During her research she found secondary data and folklore on patteda anchu.
Historical details are: Patteda anchu saree was woven in and around the villages of Gajendragarh, Belgaum, Raichur, Kodal, Bidar, Bellary, Gulbarga and Dharwad in 10th Century. This saree is named after its border and checks pattern but is also known as dundina seere, devaru seere or laxmi seere or pooja seere. Made in cotton, it was specifically designed for women working in the farms, being only 38” wide and 6 yards in a coarse 20’s count. The saree has specific colour palette including mustard, maroon, pink and green.
Reference from books and priests revealed that in the 10th century Patteda anchu saree was offered to goddess Yellamma Saundatti. Patteda anchu wedding saris are normally woven in shades of red checks with broad mustard border and is considered very auspicious.
Dr.Jain got a rag of patteda anchu from former devdasi (around 85 year old) as she tested the rag it was discovered that the sample was almost 200 year old. This was break through for her to revive the saree as the traditional format with modern colour palette.

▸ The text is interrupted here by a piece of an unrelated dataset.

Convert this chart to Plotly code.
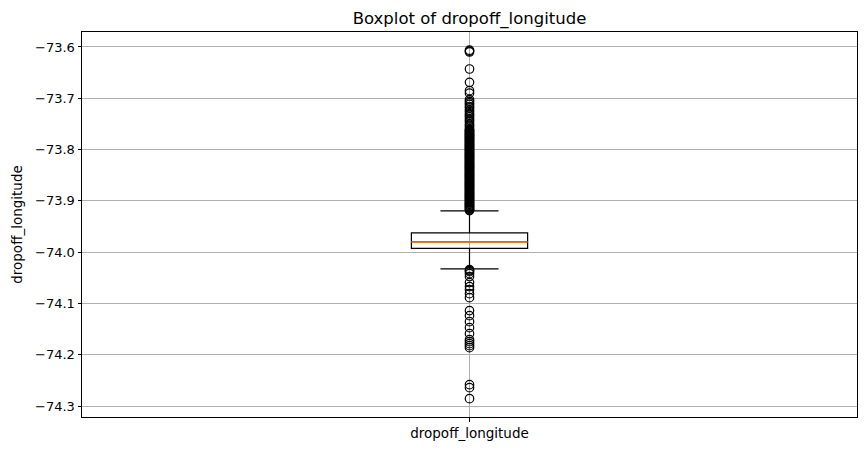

She revived the farmers sarees which are ready to wear saree like denims; no need of stitch fall or do beading on the edges. The historical evidences prove that these farmers saree were worn in 10th century. They were lost to globalisation and the introduction of synthetic yarns not only killed the cotton saree craft but also killed artisans livelihood.
Punarjeevana had launched the revived craft Patteda Anchu in 2015 Bangalore in collaboration with Dastkari Haat samiti and Registry of saree (100 saree pact).
The cluster Punarjeevana was started with revival project slowly and steadily it was converted into a sustenance model to survive the craft and artisans. The cluster was started with 2 weavers and today 45 artisans are working under the umbrella of Punarjeevana.
Punarjeevana has tirelessly gone on to revive other weaves such as Gomi Teni, hubli, sada pata, sudha kadi, lakundi, Gajju and dhotra sarees.
In march 2018 Punarjeevana launched second revival Sari Gomi Teni at Bangalore Craft Council store Kamalini which is also a great success. Gomi Teni as per historical research shows its a craft from 12th century. Gomi teni was usually gifted to the daughter and the daughter in law during their pregnancy.
The design on the gomi teni is a symbolic representation of jowar (Millet) which is extensively grown in north karnataka.
Punarjeevana went on to launch their third revival sari in Jan 2019 called Hubli saree. It was launched at Bangalore and Chennai. A weaver’s 85 year old father Hussain saab confirmed existence of the Hubli Saree, which he had been seen his father weaving, when he was 16 year old. Those days this saree was extensively woven in Gajendragad, Bagalkot and Gadag. Scientific testing of the sample received during the investigation has revealed the age of the fabric to be around 103 years old.
Hubli saree was worn mostly by married countrywomen. The pattern of the border was called gadi dadi and the flowers in it symbolizes beauty and elegance. This pattern is also used in saris like: Ilkal, Narayan peth and other saris from south of India these days. The warp is always in off white (kora) colour whereas the body and contrast weft, gives a bright shoot of colours leading to dhoop chhaav (Shadow) effect. It always has bright borders.
Punarjeevana in October 2019 launched another natural dyed khadi patteda anchu at dastkari haat samiti studio in New delhi.
Punarjeevanahave launched various other revivals such as lakundi, sada pata, dhotra and sudha kadi sarees.
All these sarees were revived with the blend of traditional weaves and their innovative signature of ready to wear and zero maintenance.
This innovation was achieved using the combination of coarser and finer yarns in warp and weft. Each sarees comes with two pallus - one pallu is formal and other one is casual with striking colours. Younger sari wearers today, love the concept of ready to wear sarees. The sarees were traditionally available in one colour palette maroon with mustard border, we introduced ganga jamuna border in our collection with striking pallus. punarjeevana, It was appreciated by their esteemed customers. The sarees are woven on handloom which do not require any electric energy, and are dyed with ecofriendly dyes and natural dyes, packaging material used is upcycled material the whole system is sustainable for environment and reduces carbon footprints.